• Task details:
Pictures within the data are to be left out; everything else must be reproduced exactly.

Code that draws figures:
○ ○ ○ ○ ○

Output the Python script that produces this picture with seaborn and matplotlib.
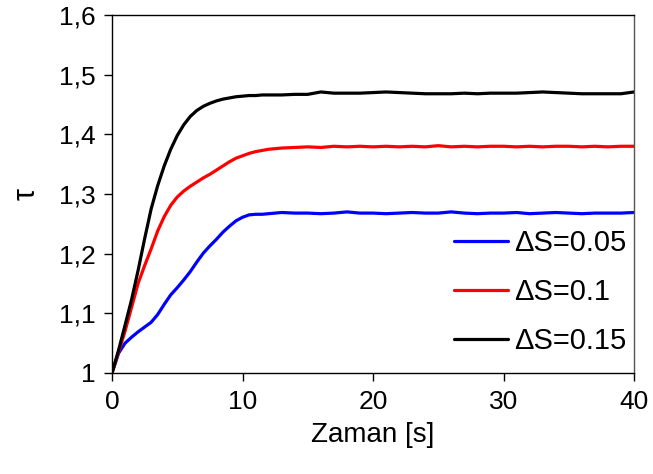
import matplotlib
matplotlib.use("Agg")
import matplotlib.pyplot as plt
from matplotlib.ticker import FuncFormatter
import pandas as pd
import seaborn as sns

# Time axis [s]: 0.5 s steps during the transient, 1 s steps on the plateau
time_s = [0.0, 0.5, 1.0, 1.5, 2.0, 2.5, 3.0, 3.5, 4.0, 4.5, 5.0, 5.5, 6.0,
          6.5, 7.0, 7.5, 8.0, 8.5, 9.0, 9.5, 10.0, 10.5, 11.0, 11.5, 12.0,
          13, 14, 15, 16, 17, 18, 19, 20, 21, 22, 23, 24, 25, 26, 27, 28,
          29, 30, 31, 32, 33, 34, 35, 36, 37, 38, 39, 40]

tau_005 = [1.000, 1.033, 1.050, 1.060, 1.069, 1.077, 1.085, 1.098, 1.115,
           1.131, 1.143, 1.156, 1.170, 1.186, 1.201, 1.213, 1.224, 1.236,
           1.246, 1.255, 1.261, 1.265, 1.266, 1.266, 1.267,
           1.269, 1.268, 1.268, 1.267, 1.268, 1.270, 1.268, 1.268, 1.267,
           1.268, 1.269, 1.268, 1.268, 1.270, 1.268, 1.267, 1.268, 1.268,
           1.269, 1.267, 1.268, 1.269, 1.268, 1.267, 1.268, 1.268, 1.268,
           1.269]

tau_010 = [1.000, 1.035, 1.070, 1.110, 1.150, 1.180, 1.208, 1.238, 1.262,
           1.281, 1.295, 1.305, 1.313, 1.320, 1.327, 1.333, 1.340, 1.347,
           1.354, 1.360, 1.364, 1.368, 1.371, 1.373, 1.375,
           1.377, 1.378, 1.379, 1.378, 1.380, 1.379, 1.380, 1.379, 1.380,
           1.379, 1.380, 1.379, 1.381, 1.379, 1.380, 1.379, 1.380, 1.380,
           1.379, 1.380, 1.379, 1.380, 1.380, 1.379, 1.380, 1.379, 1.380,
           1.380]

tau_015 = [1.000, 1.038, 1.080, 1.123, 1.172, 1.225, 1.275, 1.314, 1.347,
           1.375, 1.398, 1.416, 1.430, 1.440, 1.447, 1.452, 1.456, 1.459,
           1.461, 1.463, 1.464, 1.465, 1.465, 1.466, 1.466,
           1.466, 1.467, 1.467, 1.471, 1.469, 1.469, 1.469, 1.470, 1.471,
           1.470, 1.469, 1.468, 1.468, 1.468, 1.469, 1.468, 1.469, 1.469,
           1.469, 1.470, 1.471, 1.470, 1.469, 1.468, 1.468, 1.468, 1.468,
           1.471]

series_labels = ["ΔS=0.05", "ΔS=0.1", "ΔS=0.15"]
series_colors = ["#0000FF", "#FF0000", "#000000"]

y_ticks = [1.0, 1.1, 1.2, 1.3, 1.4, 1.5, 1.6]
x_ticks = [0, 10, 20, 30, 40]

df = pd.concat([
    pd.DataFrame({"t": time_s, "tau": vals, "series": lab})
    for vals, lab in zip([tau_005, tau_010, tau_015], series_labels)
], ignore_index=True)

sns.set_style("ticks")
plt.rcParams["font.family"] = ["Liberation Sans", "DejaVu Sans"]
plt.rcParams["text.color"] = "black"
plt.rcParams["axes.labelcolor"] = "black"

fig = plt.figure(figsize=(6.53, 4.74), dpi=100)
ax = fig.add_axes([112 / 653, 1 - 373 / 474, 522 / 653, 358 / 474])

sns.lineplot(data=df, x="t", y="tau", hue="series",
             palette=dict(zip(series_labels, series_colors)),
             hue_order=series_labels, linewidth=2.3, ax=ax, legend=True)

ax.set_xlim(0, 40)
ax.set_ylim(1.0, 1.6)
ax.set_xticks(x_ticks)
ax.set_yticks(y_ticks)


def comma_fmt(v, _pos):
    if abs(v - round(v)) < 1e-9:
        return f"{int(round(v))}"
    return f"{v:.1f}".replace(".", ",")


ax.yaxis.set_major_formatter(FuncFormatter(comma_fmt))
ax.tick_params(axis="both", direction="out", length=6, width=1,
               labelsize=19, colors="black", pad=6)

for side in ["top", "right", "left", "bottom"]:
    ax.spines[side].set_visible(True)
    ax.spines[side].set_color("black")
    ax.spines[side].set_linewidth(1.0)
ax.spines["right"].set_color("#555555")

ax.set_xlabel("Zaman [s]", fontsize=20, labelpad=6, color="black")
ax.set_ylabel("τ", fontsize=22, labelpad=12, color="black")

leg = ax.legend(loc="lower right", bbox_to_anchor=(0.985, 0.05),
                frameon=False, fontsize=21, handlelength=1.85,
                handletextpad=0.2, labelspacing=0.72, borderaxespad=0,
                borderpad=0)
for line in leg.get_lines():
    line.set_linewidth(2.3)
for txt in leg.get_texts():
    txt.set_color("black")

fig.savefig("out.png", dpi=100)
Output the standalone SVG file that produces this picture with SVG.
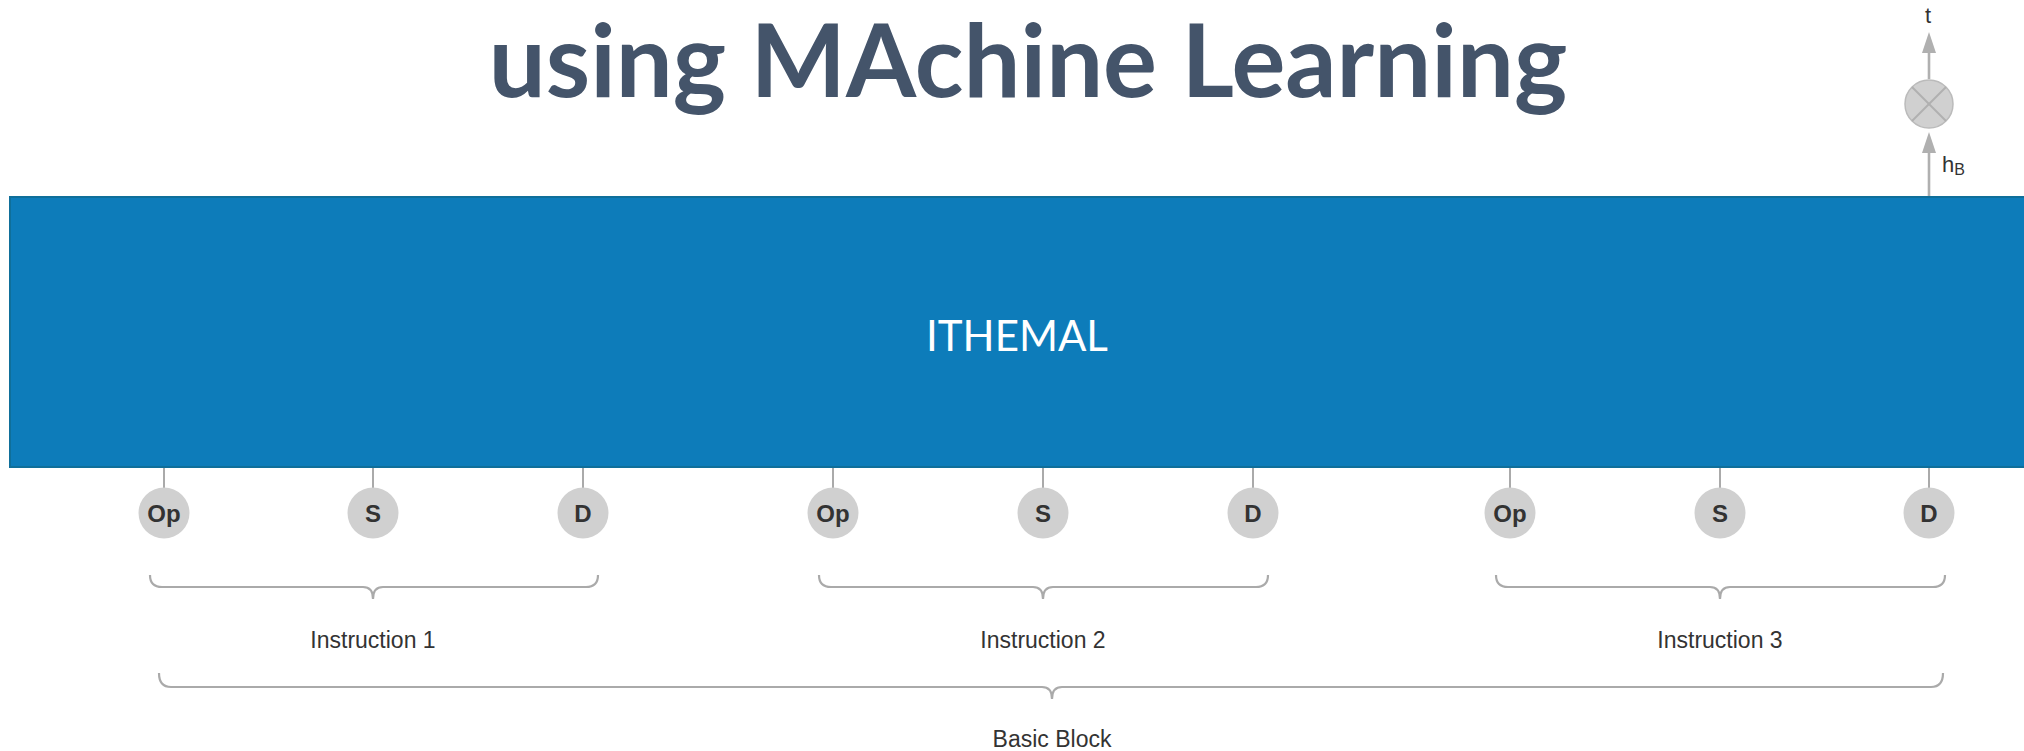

○ ○ ○ ○ ○

• Written response:
Output the Python script that produces this picture with seaborn and matplotlib.
import matplotlib
matplotlib.use("Agg")
import matplotlib.pyplot as plt
from matplotlib.ticker import FuncFormatter
import pandas as pd
import seaborn as sns

# Time axis [s]: 0.5 s steps during the transient, 1 s steps on the plateau
time_s = [0.0, 0.5, 1.0, 1.5, 2.0, 2.5, 3.0, 3.5, 4.0, 4.5, 5.0, 5.5, 6.0,
          6.5, 7.0, 7.5, 8.0, 8.5, 9.0, 9.5, 10.0, 10.5, 11.0, 11.5, 12.0,
          13, 14, 15, 16, 17, 18, 19, 20, 21, 22, 23, 24, 25, 26, 27, 28,
          29, 30, 31, 32, 33, 34, 35, 36, 37, 38, 39, 40]

tau_005 = [1.000, 1.033, 1.050, 1.060, 1.069, 1.077, 1.085, 1.098, 1.115,
           1.131, 1.143, 1.156, 1.170, 1.186, 1.201, 1.213, 1.224, 1.236,
           1.246, 1.255, 1.261, 1.265, 1.266, 1.266, 1.267,
           1.269, 1.268, 1.268, 1.267, 1.268, 1.270, 1.268, 1.268, 1.267,
           1.268, 1.269, 1.268, 1.268, 1.270, 1.268, 1.267, 1.268, 1.268,
           1.269, 1.267, 1.268, 1.269, 1.268, 1.267, 1.268, 1.268, 1.268,
           1.269]

tau_010 = [1.000, 1.035, 1.070, 1.110, 1.150, 1.180, 1.208, 1.238, 1.262,
           1.281, 1.295, 1.305, 1.313, 1.320, 1.327, 1.333, 1.340, 1.347,
           1.354, 1.360, 1.364, 1.368, 1.371, 1.373, 1.375,
           1.377, 1.378, 1.379, 1.378, 1.380, 1.379, 1.380, 1.379, 1.380,
           1.379, 1.380, 1.379, 1.381, 1.379, 1.380, 1.379, 1.380, 1.380,
           1.379, 1.380, 1.379, 1.380, 1.380, 1.379, 1.380, 1.379, 1.380,
           1.380]

tau_015 = [1.000, 1.038, 1.080, 1.123, 1.172, 1.225, 1.275, 1.314, 1.347,
           1.375, 1.398, 1.416, 1.430, 1.440, 1.447, 1.452, 1.456, 1.459,
           1.461, 1.463, 1.464, 1.465, 1.465, 1.466, 1.466,
           1.466, 1.467, 1.467, 1.471, 1.469, 1.469, 1.469, 1.470, 1.471,
           1.470, 1.469, 1.468, 1.468, 1.468, 1.469, 1.468, 1.469, 1.469,
           1.469, 1.470, 1.471, 1.470, 1.469, 1.468, 1.468, 1.468, 1.468,
           1.471]

series_labels = ["ΔS=0.05", "ΔS=0.1", "ΔS=0.15"]
series_colors = ["#0000FF", "#FF0000", "#000000"]

y_ticks = [1.0, 1.1, 1.2, 1.3, 1.4, 1.5, 1.6]
x_ticks = [0, 10, 20, 30, 40]

df = pd.concat([
    pd.DataFrame({"t": time_s, "tau": vals, "series": lab})
    for vals, lab in zip([tau_005, tau_010, tau_015], series_labels)
], ignore_index=True)

sns.set_style("ticks")
plt.rcParams["font.family"] = ["Liberation Sans", "DejaVu Sans"]
plt.rcParams["text.color"] = "black"
plt.rcParams["axes.labelcolor"] = "black"

fig = plt.figure(figsize=(6.53, 4.74), dpi=100)
ax = fig.add_axes([112 / 653, 1 - 373 / 474, 522 / 653, 358 / 474])

sns.lineplot(data=df, x="t", y="tau", hue="series",
             palette=dict(zip(series_labels, series_colors)),
             hue_order=series_labels, linewidth=2.3, ax=ax, legend=True)

ax.set_xlim(0, 40)
ax.set_ylim(1.0, 1.6)
ax.set_xticks(x_ticks)
ax.set_yticks(y_ticks)


def comma_fmt(v, _pos):
    if abs(v - round(v)) < 1e-9:
        return f"{int(round(v))}"
    return f"{v:.1f}".replace(".", ",")


ax.yaxis.set_major_formatter(FuncFormatter(comma_fmt))
ax.tick_params(axis="both", direction="out", length=6, width=1,
               labelsize=19, colors="black", pad=6)

for side in ["top", "right", "left", "bottom"]:
    ax.spines[side].set_visible(True)
    ax.spines[side].set_color("black")
    ax.spines[side].set_linewidth(1.0)
ax.spines["right"].set_color("#555555")

ax.set_xlabel("Zaman [s]", fontsize=20, labelpad=6, color="black")
ax.set_ylabel("τ", fontsize=22, labelpad=12, color="black")

leg = ax.legend(loc="lower right", bbox_to_anchor=(0.985, 0.05),
                frameon=False, fontsize=21, handlelength=1.85,
                handletextpad=0.2, labelspacing=0.72, borderaxespad=0,
                borderpad=0)
for line in leg.get_lines():
    line.set_linewidth(2.3)
for txt in leg.get_texts():
    txt.set_color("black")

fig.savefig("out.png", dpi=100)
Output the standalone SVG file that produces this picture with SVG.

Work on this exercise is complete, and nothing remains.